**Exercise aim**
Copy each line exactly. Drop every picture.

——————

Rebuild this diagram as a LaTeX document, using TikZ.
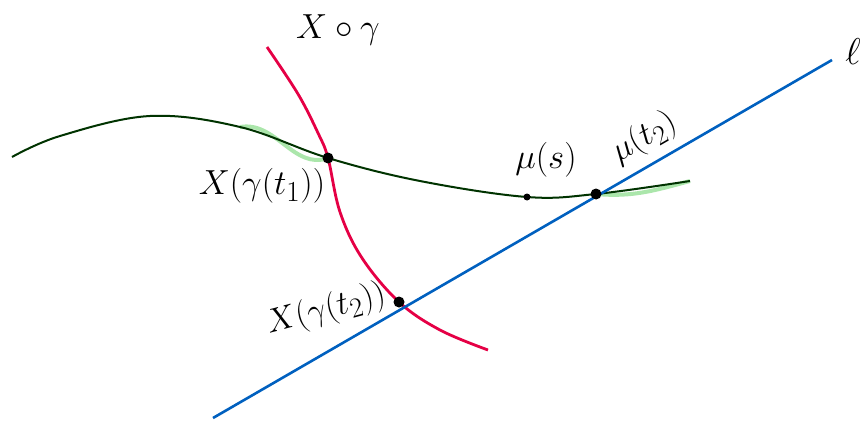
\documentclass[tikz,border=0pt]{standalone}
\usepackage{amssymb}
\begin{document}
\begin{tikzpicture}[x=1pt,y=-1pt,
  lbl/.style={font=\Huge, inner sep=0pt},
  pt/.style={circle, fill=black, inner sep=0pt, minimum size=#1},
  pt/.default=11pt,
  greencurve/.style={draw=black!80!green, line width=2pt},
  greenglow/.style={draw=green!70!black!55, line width=4pt, opacity=0.6},
  redcurve/.style={draw=red!70!magenta!90!black, line width=2.8pt},
  blueline/.style={draw=blue!50!cyan!75!black, line width=2.6pt}]
\useasboundingbox (0,0) rectangle (864,425);
% coordinates
\coordinate (g0) at (12,157);
\coordinate (g1) at (60,136);
\coordinate (g2) at (150,116);
\coordinate (g3) at (240,127);
\coordinate (g5) at (420,181);
\coordinate (g7) at (690,181);
\coordinate (r0) at (267,47);
\coordinate (r1) at (298,94);
\coordinate (r2) at (318,133);
\coordinate (r4) at (340,212);
\coordinate (r5) at (362,258);
\coordinate (r7) at (440,330);
\coordinate (r8) at (488,350);
\coordinate (b0) at (213,418);
\coordinate (b1) at (832,60);
\coordinate (c1) at (328,158);
\coordinate (c2) at (399,302);
\coordinate (cm) at (527,197);
\coordinate (c3) at (596,194);
% green highlights
\draw[greenglow] (g3) to[out=10,in=-160] (c1);
\draw[greenglow] (c3) to[out=-5,in=-165] (g7);
% curves
\draw[greencurve] plot[smooth, tension=0.6] coordinates {(g0) (g1) (g2) (g3) (c1) (g5) (cm) (c3) (g7)};
\draw[redcurve] plot[smooth, tension=0.6] coordinates {(r0) (r1) (r2) (c1) (r4) (r5) (c2) (r7) (r8)};
\draw[blueline] (b0) -- (b1);
% points
\node[pt] (P1) at (c1) {};
\node[pt] (P2) at (c2) {};
\node[pt=7pt] (M) at (cm) {};
\node[pt] (P3) at (c3) {};
% labels
\node[lbl, scale=1.4] (Lxg) at (338,30) {$X\circ\gamma$};
\node[lbl, scale=1.5] (Lell) at (853,52) {$\ell$};
\node[lbl, scale=1.4] (L1) at (262,186) {$X(\gamma(t_1))$};
\node[lbl, scale=1.4] (Lmu) at (546,160) {$\mu(s)$};
\node[lbl, rotate=30, scale=1.35] (Lmu2) at (644,138) {$\mu(t_2)$};
\node[lbl, rotate=15, scale=1.35] (L2) at (326,310) {$X(\gamma(t_2))$};
\end{tikzpicture}
\end{document}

——————

**Full answer**
Rebuild this diagram as a LaTeX document, using TikZ.
\documentclass[tikz,border=0pt]{standalone}
\usepackage{amssymb}
\begin{document}
\begin{tikzpicture}[x=1pt,y=-1pt,
  lbl/.style={font=\Huge, inner sep=0pt},
  pt/.style={circle, fill=black, inner sep=0pt, minimum size=#1},
  pt/.default=11pt,
  greencurve/.style={draw=black!80!green, line width=2pt},
  greenglow/.style={draw=green!70!black!55, line width=4pt, opacity=0.6},
  redcurve/.style={draw=red!70!magenta!90!black, line width=2.8pt},
  blueline/.style={draw=blue!50!cyan!75!black, line width=2.6pt}]
\useasboundingbox (0,0) rectangle (864,425);
% coordinates
\coordinate (g0) at (12,157);
\coordinate (g1) at (60,136);
\coordinate (g2) at (150,116);
\coordinate (g3) at (240,127);
\coordinate (g5) at (420,181);
\coordinate (g7) at (690,181);
\coordinate (r0) at (267,47);
\coordinate (r1) at (298,94);
\coordinate (r2) at (318,133);
\coordinate (r4) at (340,212);
\coordinate (r5) at (362,258);
\coordinate (r7) at (440,330);
\coordinate (r8) at (488,350);
\coordinate (b0) at (213,418);
\coordinate (b1) at (832,60);
\coordinate (c1) at (328,158);
\coordinate (c2) at (399,302);
\coordinate (cm) at (527,197);
\coordinate (c3) at (596,194);
% green highlights
\draw[greenglow] (g3) to[out=10,in=-160] (c1);
\draw[greenglow] (c3) to[out=-5,in=-165] (g7);
% curves
\draw[greencurve] plot[smooth, tension=0.6] coordinates {(g0) (g1) (g2) (g3) (c1) (g5) (cm) (c3) (g7)};
\draw[redcurve] plot[smooth, tension=0.6] coordinates {(r0) (r1) (r2) (c1) (r4) (r5) (c2) (r7) (r8)};
\draw[blueline] (b0) -- (b1);
% points
\node[pt] (P1) at (c1) {};
\node[pt] (P2) at (c2) {};
\node[pt=7pt] (M) at (cm) {};
\node[pt] (P3) at (c3) {};
% labels
\node[lbl, scale=1.4] (Lxg) at (338,30) {$X\circ\gamma$};
\node[lbl, scale=1.5] (Lell) at (853,52) {$\ell$};
\node[lbl, scale=1.4] (L1) at (262,186) {$X(\gamma(t_1))$};
\node[lbl, scale=1.4] (Lmu) at (546,160) {$\mu(s)$};
\node[lbl, rotate=30, scale=1.35] (Lmu2) at (644,138) {$\mu(t_2)$};
\node[lbl, rotate=15, scale=1.35] (L2) at (326,310) {$X(\gamma(t_2))$};
\end{tikzpicture}
\end{document}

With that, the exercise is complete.